It’s not often that you get together a world-leading philanthropist, a global business magnate, a Nobel prize winner, a former president, a Minister of the Future, a Forbes 30 under 30 entrepreneur, and a digital rights activist to share their thoughts about the future of new technologies.

But on June 10, such a group, bolstered by experts on digital rights and cryptocurrency and a civil society leader, came forward to share its ideas for how the world can navigate the age of digital interdependence.

The group – led by Melinda Gates and Jack Ma – was convened last year by the United Nations Secretary-General as part of a larger set of work he has undertaken around new technologies. The Secretary-General gave the group, known as the “High-level Panel on Digital Cooperation,” an ambitious task: He asked it to identify new proposals to strengthen digital cooperation, accelerate and broaden the benefits of digital technologies, and better manage their associated risks and challenges to ensure a safer and more inclusive future.

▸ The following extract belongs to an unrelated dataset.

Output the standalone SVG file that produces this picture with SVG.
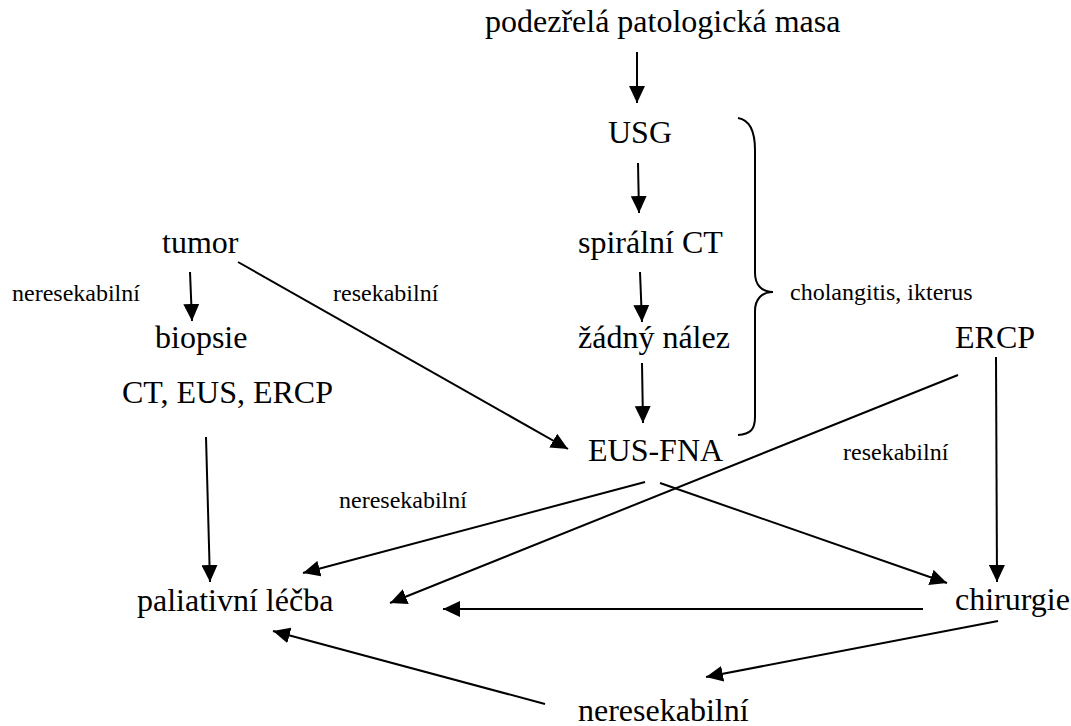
<svg xmlns="http://www.w3.org/2000/svg" width="1071" height="726" viewBox="0 0 1071 726">
<defs>
<marker id="ah" markerUnits="userSpaceOnUse" markerWidth="18" markerHeight="16" refX="17" refY="8" orient="auto">
<path d="M0,0 L17,8 L0,16 z" fill="#000"/>
</marker>
<style>
.big{font-family:"Liberation Serif","Times New Roman",serif;font-size:32px;fill:#000}
.sm{font-family:"Liberation Serif","Times New Roman",serif;font-size:24px;fill:#000}
.c line{stroke:#000;stroke-width:2;marker-end:url(#ah)}
.c path{stroke:#000;stroke-width:2;fill:none}
</style>
</defs>
<rect width="1071" height="726" fill="#fff"/>
<g id="n-mass"><text class="big" x="485" y="32">podezřelá patologická masa</text></g>
<g id="n-usg"><text class="big" x="608" y="143">USG</text></g>
<g id="n-ct"><text class="big" x="578" y="253">spirální CT</text></g>
<g id="n-none"><text class="big" x="578" y="348">žádný nález</text></g>
<g id="n-eus"><text class="big" x="588" y="461">EUS-FNA</text></g>
<g id="n-tumor"><text class="big" x="162" y="253">tumor</text></g>
<g id="n-biopsie"><text class="big" x="155" y="348">biopsie</text></g>
<g id="n-cteus"><text class="big" x="122" y="403">CT, EUS, ERCP</text></g>
<g id="n-ercp"><text class="big" x="955" y="348">ERCP</text></g>
<g id="n-pal"><text class="big" x="137" y="611">paliativní léčba</text></g>
<g id="n-chir"><text class="big" x="955" y="610">chirurgie</text></g>
<g id="n-neres"><text class="big" x="578" y="721">neresekabilní</text></g>
<g id="labels">
<text class="sm" x="12" y="301">neresekabilní</text>
<text class="sm" x="333" y="301">resekabilní</text>
<text class="sm" x="790" y="300">cholangitis, ikterus</text>
<text class="sm" x="843" y="460">resekabilní</text>
<text class="sm" x="339" y="508">neresekabilní</text>
</g>
<g id="connectors" class="c">
<line x1="637" y1="52" x2="637" y2="103"/>
<line x1="638" y1="163" x2="639" y2="213"/>
<line x1="640" y1="272" x2="642" y2="322"/>
<line x1="642" y1="363" x2="643" y2="423"/>
<line x1="190" y1="272" x2="192" y2="321"/>
<line x1="238" y1="262" x2="568" y2="449"/>
<line x1="206" y1="437" x2="210" y2="582"/>
<line x1="645" y1="482" x2="303" y2="573"/>
<line x1="958" y1="375" x2="390" y2="603"/>
<line x1="660" y1="483" x2="947" y2="583"/>
<line x1="996" y1="357" x2="997" y2="582"/>
<line x1="923" y1="609" x2="443" y2="609"/>
<line x1="998" y1="621" x2="706" y2="677"/>
<line x1="545" y1="704" x2="273" y2="631"/>
<path d="M738,118 C750,120 755,132 755,150 L755,273 C755,285 762,292 773,292 C762,292 755,299 755,311 L755,417 C755,430 750,434 738,435"/>
</g>
</svg>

Members of the panel quickly deployed around the world to better understand how digital technologies are offering new opportunities and presenting new challenges and to seek views from governments, civil society, the private sector, academia, and rights groups on how the world can harness the very best that digital and technology advancements offer to ensure a safer and more inclusive world.

This week, Gates and Ma delivered the culmination of the panel’s work to the Secretary-General and the world. The report, the Age of Digital Interdependence, couldn’t be timelier. Every day, we are inundated with reminders that digital technologies offer unprecedented opportunities around the world: from enabling millions of women to access banking services through their phones to eliminating debilitating diseases to new potential climate solutions.

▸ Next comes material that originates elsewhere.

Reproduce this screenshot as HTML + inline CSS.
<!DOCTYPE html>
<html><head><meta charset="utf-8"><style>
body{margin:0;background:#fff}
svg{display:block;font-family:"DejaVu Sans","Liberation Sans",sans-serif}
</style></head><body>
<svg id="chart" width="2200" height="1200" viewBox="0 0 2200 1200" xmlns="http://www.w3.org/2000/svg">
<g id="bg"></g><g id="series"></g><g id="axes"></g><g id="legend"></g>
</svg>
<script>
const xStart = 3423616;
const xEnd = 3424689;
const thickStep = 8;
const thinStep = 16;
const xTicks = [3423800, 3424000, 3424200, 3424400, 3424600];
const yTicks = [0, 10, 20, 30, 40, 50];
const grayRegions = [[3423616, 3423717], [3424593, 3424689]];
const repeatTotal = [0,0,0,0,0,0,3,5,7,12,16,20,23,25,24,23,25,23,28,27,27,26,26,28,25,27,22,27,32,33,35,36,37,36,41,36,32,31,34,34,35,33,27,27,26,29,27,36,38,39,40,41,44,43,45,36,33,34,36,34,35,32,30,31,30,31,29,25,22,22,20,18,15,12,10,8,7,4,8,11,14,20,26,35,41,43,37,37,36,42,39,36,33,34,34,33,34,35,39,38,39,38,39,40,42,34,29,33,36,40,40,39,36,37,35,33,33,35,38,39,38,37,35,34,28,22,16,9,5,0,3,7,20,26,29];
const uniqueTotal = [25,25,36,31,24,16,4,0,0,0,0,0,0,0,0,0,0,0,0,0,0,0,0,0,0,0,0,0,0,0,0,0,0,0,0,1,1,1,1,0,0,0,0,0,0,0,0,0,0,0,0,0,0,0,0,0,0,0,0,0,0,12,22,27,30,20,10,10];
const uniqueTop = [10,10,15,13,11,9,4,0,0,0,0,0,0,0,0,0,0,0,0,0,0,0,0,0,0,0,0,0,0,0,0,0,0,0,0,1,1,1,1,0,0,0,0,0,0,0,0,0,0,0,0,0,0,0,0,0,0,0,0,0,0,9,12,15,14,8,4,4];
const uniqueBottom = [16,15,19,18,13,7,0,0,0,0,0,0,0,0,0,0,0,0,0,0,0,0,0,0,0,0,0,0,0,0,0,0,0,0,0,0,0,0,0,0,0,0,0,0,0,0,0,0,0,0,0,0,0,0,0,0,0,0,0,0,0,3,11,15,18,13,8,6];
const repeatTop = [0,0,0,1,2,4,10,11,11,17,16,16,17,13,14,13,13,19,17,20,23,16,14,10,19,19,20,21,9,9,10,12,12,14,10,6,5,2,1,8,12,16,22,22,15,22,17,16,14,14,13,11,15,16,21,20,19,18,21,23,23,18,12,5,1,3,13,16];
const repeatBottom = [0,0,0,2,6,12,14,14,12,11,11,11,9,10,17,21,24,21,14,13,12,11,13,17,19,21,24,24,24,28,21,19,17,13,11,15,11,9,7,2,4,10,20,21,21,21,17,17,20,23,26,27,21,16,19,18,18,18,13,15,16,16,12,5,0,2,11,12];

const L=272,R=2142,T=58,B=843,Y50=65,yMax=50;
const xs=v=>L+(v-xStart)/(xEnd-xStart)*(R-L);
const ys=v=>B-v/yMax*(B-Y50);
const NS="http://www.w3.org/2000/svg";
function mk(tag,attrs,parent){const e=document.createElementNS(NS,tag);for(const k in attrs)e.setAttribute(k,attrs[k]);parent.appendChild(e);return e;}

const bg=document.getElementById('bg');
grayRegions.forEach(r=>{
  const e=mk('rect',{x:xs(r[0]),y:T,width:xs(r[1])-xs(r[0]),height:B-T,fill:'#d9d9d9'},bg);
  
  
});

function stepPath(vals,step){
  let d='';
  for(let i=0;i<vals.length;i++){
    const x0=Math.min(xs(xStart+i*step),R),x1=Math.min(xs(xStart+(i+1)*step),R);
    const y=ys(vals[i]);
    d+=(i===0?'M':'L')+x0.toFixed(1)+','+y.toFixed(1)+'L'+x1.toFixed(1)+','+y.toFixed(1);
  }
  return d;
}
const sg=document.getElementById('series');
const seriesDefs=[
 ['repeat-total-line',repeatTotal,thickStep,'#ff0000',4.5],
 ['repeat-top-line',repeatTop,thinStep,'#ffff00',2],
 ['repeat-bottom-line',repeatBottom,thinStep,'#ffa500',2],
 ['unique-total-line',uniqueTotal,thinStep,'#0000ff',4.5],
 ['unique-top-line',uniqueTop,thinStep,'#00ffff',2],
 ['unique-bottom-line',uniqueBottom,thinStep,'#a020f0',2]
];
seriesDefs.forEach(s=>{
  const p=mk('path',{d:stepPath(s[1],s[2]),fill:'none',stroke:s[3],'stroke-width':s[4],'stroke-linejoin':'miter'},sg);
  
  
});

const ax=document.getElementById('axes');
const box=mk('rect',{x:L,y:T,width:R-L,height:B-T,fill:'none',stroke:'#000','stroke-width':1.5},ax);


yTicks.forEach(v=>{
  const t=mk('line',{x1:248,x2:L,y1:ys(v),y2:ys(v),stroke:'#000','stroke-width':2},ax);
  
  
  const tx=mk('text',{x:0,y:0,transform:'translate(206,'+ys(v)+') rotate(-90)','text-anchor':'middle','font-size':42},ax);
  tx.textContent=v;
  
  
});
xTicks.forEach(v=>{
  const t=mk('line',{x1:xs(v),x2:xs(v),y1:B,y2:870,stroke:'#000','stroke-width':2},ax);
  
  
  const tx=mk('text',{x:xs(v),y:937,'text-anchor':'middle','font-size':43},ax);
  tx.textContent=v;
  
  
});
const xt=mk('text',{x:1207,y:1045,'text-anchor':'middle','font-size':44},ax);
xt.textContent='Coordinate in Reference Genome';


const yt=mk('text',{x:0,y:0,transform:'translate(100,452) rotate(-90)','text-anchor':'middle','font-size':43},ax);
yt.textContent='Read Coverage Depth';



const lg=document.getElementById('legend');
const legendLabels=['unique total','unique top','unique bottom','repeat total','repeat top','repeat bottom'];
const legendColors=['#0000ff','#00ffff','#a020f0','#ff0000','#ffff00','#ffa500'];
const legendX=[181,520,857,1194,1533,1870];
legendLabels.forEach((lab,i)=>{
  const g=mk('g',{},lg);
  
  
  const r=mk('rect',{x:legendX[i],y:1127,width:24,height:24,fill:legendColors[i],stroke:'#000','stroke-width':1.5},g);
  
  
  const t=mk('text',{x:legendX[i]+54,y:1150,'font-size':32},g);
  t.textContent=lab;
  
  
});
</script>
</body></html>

But they also hold the potential for almost unimaginable risks from rapidly widening automation-induced inequality to unstoppable lethal autonomous weapons systems. As technological advances accelerate, our ability to navigate these challenges has been completely outpaced.

So, what did the panel find across their global consultations?  

First, the panel argues that urgent progress is needed to ensure meaningful inclusion in the digital world. Despite rapid progress over the last decade, still half of the world is not online, increasing their risk of being left behind in a world of widening inequality, both within and across countries. Any path toward achieving the Sustainable Development Goals by 2030 will require that we better harness technologies and ensure more equitable access, particularly for women and other marginalized groups.

Second, new technologies are quickly changing relationships between individuals and societies. They are connecting individuals around the world in new ways, but also sharpening divides. Digital technologies are presenting new challenges to our social, economic, and political systems that have meaningful implications for the day-to-day lives of people from New York to Nairobi to Sao Paulo to Shanghai.

Above all, the panel stresses that universal human rights that exist offline apply to the same measure in the digital realm, even if further work is needed to translate how.

Third, the panel found an urgent and growing need for a rethink on the web of interconnected mechanisms through which governments, civil society, technologists, and the private sector together manage digital cooperation. A patchwork of regulatory mechanisms, increased competition, and rapidly evolving security threats are preventing digital technologies from reaching their full potential to solve global challenges. At worst, they spell our doom through advanced autonomous weapons systems or hastily deployed artificial intelligence technologies. The stakes are simply too high.

To make meaningful progress, the panel offers three options to bolster current international cooperation on digital and technology issues:

  • An enhanced and empowered Internet Governance Forum, an existing multistakeholder platform organized by the UN, to better reflect and incorporate the views of the private sector, civil society, and smaller countries that are typically underrepresented in forum discussions.
  • A distributed ‘network of networks’ that would build on existing multistakeholder international cooperation mechanisms to offer a fast and flexible platform to develop and test voluntary norms and principles intended to serve as guardrails at “internet speed.”
  • A new “Digital Commons” architecture that draws from approaches to how we manage collective action in space, climate, and oceans to develop similar digital common goods — resources upon which digital technologies rely and which require global stewardship, such as internet protocols.

The options are not mutually exclusive, and the panel encourages the Secretary-General to use these models as a starting point for a global conversation on updated mechanisms for digital cooperation.

What comes next?

The panel’s work comes as the world collectively wakes up to the pressing need for a new approach to how we handle the urgent questions that technologies present each day. The very real economic, political, and social costs of inaction are all too clear. The past two years have witnessed a proliferation of efforts to develop new rules, principles, and cooperation mechanisms around new technologies.

But we face a moment where, while appreciating the risk of inaction, a multitude of uncoordinated actions still fail to address the most pressing risks.

Importantly, because the panel was comprised of representatives across government, the private sector, civil society, and technology, and because it sought input from an even wider range of stakeholders, its recommendations have relevance for all of these efforts, and its work offers a way forward to ensure that these initiatives add up to something that is greater than the sum of their parts.

And although the report represents the culmination of the panel’s work, it will also serve as the beginning of a larger global conversation about how individuals, civil society, the private sector, academia, and multilateral organizations including the UN can work together to realize a safer and more inclusive world in the age of digital interdependence.